A.J. Chambers knew there was something special about his students’ documentary when he watched it.
Chambers is the media technology teacher and WAVE-TV adviser at Summerville High. His level two students, divided into three groups, recently participated in C-SPAN’s 2015 StudentCam documentary competition, which asked students to create a short documentary on the theme, “The Three Branches & You.” C-SPAN received 2,280 films from almost 5,000 students – the most student participation ever in the 11 years of the competition, according to C-SPAN’s website. Entries came from 45 states, as well as Washington, D.C. and Taiwan.
One hundred and fifty prize-winning documentaries were selected this year – including one group from Chambers’s class at Summerville High.
Senior Raven Lewellen and juniors Jack Hazel and Isaiah Schmidt’s seven-minute video on student visas is one of eight high school third-place winners in the East division of the competition.
The students’ video focuses on problems with student visas, the lengthy process international students go through to attain visas and how international students provide educational experiences to multiple cultures.
Schmidt and his family have hosted seven exchange students in the past five years, and he is about to go to Germany himself. Schmidt said doing the video taught him how strict the regulations are for international students to attend school in the United States.
Overall, though, Schmidt said the opportunity is beneficial to international students.
“You really combine cultures, and I think it’s something really special to both sides,” he said.
The group interviewed three exchange students for their video, and also interviewed state Sen. Sean Bennett, R-Summerville. In terms of international students, Bennett touched on the benefits of giving people the opportunity to work together on a global scale.
“I think if we can do that, then we’re not only going to enhance not only those folks coming in to our country, but expose people in our country to other parts of the world,” Bennett said in the video.

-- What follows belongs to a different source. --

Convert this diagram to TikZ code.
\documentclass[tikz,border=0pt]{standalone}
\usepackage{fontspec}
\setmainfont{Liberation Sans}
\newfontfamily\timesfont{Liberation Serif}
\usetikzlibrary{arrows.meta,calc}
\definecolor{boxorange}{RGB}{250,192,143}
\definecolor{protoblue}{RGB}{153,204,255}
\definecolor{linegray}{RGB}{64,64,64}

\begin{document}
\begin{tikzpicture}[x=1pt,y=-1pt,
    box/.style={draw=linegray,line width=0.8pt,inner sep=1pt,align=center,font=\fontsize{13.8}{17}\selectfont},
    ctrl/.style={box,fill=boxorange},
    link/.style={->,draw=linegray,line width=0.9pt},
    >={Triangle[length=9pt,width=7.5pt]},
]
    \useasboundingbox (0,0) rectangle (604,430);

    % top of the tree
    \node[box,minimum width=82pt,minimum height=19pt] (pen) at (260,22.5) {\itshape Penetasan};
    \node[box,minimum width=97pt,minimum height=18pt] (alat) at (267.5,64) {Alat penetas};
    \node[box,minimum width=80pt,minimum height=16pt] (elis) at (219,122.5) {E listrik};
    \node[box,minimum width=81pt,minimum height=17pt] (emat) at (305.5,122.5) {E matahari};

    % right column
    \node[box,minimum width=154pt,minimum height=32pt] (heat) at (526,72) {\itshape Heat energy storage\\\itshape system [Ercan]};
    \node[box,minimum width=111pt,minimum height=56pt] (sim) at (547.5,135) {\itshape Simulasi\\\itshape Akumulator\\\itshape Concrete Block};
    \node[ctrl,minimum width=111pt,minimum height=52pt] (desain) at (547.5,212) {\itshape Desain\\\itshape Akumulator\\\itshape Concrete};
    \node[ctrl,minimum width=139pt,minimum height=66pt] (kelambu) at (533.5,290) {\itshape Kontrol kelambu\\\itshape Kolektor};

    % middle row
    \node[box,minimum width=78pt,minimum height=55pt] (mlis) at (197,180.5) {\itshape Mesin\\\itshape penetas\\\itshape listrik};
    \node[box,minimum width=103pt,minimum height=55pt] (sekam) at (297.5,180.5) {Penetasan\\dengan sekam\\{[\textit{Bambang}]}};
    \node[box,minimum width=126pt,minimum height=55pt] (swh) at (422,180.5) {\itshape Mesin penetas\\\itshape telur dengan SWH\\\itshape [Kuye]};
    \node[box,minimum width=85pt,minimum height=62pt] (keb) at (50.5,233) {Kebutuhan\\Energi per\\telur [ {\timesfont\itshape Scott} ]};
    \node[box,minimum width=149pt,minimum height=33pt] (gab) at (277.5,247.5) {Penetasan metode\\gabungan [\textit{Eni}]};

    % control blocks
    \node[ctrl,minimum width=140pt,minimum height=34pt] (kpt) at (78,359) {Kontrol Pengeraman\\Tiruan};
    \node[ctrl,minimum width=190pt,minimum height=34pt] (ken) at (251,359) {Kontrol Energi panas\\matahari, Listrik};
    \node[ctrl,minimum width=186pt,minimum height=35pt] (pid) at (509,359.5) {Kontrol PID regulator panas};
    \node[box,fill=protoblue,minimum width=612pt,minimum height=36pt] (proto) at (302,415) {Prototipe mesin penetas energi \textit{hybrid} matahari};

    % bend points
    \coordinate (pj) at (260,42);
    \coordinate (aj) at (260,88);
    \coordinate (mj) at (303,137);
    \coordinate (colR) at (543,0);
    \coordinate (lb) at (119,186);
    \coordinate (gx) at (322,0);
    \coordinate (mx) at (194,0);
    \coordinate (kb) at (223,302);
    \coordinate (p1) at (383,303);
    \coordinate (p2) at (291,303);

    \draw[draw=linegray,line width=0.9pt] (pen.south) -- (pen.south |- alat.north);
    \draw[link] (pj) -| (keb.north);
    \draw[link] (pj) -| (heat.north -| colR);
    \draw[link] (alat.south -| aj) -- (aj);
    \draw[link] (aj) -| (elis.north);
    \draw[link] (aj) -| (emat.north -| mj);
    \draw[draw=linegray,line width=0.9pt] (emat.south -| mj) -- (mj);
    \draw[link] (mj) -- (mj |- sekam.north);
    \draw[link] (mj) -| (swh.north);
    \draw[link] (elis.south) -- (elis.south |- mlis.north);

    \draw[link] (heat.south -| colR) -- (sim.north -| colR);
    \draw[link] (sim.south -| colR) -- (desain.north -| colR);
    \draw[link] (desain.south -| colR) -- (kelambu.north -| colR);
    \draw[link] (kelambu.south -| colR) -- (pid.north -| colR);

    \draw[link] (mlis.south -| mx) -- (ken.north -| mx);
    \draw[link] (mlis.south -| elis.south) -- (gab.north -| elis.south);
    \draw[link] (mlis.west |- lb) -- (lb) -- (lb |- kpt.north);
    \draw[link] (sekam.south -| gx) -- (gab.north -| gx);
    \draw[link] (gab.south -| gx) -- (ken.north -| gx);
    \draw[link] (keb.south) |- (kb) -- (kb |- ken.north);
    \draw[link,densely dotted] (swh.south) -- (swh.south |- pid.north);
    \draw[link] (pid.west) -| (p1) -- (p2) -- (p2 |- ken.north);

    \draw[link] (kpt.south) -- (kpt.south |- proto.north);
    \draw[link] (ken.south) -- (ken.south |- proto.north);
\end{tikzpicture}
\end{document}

The students were also required to incorporate footage from C-SPAN’s website into their video. Documentaries could not go beyond a seven-minute duration.
Time management proved to be the biggest obstacle for the students as they worked on their video.

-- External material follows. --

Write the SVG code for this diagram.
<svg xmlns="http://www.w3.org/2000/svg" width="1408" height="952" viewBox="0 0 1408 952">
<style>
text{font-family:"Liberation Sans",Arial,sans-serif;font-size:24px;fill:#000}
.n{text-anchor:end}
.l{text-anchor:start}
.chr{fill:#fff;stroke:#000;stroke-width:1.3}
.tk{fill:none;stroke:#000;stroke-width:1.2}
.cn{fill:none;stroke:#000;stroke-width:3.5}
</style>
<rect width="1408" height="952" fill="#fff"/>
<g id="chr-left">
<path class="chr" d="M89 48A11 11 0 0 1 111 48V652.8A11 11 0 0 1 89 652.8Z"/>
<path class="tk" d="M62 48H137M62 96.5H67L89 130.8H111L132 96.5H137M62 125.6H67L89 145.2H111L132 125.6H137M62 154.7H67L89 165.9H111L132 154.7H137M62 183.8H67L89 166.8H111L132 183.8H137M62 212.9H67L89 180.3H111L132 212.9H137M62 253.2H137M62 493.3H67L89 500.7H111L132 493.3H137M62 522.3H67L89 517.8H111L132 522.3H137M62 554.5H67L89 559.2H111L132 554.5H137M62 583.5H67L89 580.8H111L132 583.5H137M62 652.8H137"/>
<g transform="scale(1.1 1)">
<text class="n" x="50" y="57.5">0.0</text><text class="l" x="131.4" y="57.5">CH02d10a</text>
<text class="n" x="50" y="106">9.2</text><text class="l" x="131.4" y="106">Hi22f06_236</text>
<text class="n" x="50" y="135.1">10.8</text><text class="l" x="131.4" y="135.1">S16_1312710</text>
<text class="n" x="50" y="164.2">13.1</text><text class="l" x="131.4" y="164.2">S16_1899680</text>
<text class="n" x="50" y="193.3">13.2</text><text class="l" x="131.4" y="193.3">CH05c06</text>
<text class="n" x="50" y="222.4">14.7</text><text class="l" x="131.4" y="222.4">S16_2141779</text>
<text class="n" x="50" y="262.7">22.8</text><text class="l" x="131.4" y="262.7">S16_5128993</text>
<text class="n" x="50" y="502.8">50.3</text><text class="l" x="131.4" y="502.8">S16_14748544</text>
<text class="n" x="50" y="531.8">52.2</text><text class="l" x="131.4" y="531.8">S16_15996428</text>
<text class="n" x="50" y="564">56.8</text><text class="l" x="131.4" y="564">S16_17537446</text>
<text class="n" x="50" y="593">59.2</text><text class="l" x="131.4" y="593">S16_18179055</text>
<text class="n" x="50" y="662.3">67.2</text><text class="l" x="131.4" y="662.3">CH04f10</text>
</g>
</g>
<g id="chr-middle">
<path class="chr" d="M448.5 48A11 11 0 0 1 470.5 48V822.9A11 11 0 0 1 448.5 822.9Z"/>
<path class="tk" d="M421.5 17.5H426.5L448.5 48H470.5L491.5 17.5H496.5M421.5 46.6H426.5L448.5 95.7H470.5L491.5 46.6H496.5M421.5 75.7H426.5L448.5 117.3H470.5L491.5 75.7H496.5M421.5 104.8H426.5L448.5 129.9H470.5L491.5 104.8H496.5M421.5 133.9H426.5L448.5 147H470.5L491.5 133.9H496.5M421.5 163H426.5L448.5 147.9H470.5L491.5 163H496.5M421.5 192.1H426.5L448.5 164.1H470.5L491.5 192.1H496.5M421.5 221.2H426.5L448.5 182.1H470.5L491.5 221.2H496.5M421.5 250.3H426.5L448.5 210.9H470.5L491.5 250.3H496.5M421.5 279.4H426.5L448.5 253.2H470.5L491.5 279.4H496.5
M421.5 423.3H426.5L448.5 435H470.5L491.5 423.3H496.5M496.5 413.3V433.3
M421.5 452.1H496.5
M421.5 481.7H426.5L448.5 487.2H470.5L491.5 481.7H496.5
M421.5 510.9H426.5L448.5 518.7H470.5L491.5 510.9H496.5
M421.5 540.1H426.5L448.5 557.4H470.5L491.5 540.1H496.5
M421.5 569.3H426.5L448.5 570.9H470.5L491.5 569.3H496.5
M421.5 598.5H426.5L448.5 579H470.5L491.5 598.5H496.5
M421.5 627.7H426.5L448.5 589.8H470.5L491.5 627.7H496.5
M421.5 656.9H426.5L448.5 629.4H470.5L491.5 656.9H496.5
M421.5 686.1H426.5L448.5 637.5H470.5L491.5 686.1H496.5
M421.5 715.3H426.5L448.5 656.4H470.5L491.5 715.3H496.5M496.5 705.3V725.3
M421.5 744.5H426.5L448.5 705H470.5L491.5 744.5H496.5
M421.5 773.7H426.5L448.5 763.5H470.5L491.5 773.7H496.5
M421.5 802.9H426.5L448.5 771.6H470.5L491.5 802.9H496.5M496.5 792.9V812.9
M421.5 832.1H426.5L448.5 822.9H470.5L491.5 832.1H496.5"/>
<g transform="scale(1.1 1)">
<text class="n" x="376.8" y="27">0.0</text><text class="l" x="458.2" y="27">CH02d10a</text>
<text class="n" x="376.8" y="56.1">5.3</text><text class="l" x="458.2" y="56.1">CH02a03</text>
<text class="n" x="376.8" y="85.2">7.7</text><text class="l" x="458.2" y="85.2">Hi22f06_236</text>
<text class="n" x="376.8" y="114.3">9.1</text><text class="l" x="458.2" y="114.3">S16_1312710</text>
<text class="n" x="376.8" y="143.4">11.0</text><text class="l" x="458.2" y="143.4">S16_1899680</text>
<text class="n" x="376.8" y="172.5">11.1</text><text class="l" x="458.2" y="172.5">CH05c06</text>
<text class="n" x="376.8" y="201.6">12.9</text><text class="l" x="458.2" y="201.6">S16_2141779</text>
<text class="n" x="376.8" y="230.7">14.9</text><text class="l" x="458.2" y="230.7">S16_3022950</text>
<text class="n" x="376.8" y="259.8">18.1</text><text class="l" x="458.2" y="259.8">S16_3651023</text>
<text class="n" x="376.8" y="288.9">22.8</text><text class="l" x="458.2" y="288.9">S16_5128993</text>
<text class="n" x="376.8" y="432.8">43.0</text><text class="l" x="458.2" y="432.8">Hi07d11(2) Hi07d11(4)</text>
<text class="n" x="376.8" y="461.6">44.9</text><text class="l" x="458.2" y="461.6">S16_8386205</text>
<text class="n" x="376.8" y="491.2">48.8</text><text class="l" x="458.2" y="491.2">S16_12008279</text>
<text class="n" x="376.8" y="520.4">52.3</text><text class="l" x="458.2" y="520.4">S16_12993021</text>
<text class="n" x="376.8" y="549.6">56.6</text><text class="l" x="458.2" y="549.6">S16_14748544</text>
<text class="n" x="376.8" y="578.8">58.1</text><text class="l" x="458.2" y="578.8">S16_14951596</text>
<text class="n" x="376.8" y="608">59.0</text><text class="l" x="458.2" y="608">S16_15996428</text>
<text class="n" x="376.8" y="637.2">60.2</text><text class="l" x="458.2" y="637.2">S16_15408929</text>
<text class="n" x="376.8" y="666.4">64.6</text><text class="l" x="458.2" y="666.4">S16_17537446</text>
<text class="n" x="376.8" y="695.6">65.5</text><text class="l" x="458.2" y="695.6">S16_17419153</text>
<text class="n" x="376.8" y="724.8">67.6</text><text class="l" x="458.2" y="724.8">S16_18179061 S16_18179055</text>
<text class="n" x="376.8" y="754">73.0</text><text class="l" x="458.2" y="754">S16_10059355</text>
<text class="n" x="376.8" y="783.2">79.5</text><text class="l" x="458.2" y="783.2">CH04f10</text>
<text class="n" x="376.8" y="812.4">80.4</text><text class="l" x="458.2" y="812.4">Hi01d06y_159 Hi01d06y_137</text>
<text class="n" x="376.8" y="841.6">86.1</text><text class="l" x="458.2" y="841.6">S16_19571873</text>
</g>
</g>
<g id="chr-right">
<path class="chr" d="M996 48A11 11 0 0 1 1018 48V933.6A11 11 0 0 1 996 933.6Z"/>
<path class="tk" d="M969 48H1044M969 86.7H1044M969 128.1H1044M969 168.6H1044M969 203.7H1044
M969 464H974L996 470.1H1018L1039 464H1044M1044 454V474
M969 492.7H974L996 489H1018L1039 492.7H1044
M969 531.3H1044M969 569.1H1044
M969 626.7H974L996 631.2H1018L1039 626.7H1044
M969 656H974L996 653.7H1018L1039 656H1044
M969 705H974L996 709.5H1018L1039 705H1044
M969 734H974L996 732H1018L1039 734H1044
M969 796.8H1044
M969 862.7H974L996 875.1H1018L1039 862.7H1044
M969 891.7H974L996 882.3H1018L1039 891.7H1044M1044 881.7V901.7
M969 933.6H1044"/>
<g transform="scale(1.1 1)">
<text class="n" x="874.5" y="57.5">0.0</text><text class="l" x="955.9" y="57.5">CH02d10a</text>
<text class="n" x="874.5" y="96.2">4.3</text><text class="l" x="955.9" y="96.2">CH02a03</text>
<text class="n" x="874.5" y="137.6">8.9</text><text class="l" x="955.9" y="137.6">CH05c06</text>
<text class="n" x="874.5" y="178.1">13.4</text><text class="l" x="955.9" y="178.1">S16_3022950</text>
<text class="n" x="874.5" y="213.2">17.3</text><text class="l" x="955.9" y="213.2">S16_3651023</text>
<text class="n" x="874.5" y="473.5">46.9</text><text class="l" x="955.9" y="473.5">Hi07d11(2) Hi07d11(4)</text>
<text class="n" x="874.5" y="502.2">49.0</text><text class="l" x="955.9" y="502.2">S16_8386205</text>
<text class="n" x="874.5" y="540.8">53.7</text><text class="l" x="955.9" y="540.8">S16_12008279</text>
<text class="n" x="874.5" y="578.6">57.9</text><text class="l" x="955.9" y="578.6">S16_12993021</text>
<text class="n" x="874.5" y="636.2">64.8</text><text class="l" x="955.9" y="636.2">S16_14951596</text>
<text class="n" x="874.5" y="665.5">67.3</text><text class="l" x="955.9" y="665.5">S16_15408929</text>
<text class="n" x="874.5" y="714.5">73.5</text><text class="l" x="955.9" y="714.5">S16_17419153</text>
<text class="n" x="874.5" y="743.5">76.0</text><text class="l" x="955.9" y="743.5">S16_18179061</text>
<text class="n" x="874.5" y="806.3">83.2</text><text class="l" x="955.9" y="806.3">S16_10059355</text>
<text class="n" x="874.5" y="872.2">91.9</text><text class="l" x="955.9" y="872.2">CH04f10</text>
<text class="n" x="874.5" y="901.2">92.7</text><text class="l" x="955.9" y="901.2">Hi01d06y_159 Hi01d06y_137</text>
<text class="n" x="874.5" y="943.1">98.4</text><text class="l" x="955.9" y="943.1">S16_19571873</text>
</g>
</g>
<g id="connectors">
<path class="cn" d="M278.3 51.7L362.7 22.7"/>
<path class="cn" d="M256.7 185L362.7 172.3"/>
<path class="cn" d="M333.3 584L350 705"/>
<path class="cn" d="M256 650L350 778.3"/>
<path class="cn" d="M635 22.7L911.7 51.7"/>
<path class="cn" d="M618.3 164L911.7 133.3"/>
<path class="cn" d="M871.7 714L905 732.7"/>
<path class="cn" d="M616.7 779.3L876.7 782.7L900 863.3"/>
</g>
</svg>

“We had to not only calculate that time together but then we had to calculate other people’s time into it,” Lewellen said.
Editing was a challenge too. On top of time management the students said they learned how to effectively interview – like what kind of questions to ask and the importance of having enough interview footage to make the documentary. “I feel very proud of how we worked,” Hazel said.
Schmidt has aspirations to become a director. Hazel said he wants to make movies and Lewellen wants to be a news anchor.
Another video from the class, called “Locked In,” placed third at a recent QUEST competition. The third video submitted by Chambers’s class focused on gun control.
Chambers said his students were the only group in the state to place in the competition.
“The rocked it out,” he said. “The coolest part for me was how passionate they were about the topic. They worked hard on the video.
“I’m really proud of my kids,” he added. “I think Summerville in general is really proud of them.”
Image: Raven Lewellen, Isaiah Schmidt and Jack Hazel are part of Summerville High’s WAVE-TV production class. The three students just placed in a national video contest.